> [Exercise task]: Starting with the first line of the listing, quote each line exactly until and including the one with "plt.rcParams['font.family'] = ['Liberation", leaving pictures out.
====
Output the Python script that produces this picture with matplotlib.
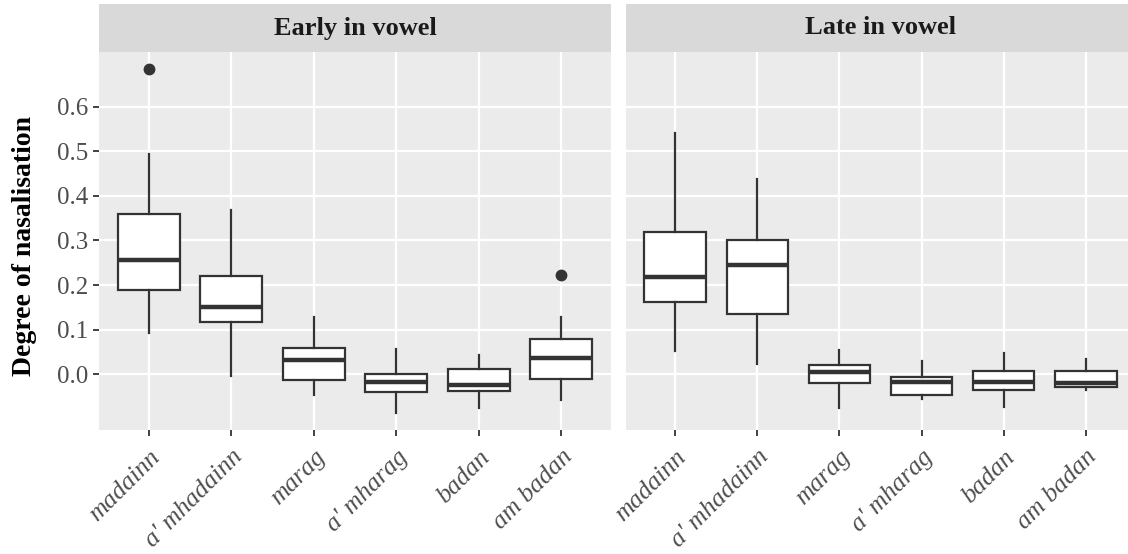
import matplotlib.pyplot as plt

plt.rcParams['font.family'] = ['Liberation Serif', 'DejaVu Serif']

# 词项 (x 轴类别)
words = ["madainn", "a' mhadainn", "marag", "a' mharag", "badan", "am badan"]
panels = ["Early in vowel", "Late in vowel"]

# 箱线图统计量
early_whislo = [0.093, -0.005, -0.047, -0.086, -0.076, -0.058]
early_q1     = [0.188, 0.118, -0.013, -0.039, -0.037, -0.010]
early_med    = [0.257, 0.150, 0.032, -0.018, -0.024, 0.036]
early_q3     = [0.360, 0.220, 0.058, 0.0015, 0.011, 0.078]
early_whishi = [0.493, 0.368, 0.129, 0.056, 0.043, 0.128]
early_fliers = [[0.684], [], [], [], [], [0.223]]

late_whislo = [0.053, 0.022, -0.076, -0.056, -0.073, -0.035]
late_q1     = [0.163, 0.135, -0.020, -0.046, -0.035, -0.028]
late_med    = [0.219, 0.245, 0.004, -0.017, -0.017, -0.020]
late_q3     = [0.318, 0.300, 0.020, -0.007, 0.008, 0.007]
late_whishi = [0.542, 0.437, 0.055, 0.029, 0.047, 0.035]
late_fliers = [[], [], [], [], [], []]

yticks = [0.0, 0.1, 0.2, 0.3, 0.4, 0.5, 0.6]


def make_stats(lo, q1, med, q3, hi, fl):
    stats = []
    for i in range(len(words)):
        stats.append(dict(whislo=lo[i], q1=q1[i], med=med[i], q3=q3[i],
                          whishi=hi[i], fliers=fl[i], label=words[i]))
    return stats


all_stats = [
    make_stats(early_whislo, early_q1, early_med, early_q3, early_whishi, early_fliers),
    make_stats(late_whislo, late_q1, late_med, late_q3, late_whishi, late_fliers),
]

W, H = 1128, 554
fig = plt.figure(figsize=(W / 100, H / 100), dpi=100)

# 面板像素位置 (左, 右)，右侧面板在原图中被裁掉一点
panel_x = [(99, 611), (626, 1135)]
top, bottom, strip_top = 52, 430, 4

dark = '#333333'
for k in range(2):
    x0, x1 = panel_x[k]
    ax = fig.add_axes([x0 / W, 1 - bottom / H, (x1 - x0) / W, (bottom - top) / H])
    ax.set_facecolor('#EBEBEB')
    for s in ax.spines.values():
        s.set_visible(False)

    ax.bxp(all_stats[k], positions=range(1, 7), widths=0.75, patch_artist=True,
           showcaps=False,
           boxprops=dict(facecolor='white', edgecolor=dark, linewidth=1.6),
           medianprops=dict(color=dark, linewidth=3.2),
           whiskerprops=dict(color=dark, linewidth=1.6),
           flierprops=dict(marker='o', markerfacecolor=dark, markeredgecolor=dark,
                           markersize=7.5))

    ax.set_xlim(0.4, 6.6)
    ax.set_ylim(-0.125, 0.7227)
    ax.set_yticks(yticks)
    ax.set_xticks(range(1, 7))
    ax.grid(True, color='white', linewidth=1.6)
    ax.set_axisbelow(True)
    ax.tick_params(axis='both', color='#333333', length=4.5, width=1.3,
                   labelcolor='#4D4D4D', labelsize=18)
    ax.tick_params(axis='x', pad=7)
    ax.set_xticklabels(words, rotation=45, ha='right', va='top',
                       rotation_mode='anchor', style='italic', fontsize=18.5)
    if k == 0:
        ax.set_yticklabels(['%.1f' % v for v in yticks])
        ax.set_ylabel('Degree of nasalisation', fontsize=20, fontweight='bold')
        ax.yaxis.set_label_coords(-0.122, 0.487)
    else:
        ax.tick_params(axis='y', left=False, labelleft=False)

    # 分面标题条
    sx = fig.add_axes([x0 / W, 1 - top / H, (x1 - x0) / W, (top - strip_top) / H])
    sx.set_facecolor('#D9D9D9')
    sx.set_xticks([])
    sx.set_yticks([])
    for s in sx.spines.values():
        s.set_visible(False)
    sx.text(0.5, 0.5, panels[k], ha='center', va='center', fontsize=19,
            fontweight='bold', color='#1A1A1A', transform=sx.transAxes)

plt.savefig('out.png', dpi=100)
====
> [Result]:
Output the Python script that produces this picture with matplotlib.
import matplotlib.pyplot as plt

plt.rcParams['font.family'] = ['Liberation Serif', 'DejaVu Serif']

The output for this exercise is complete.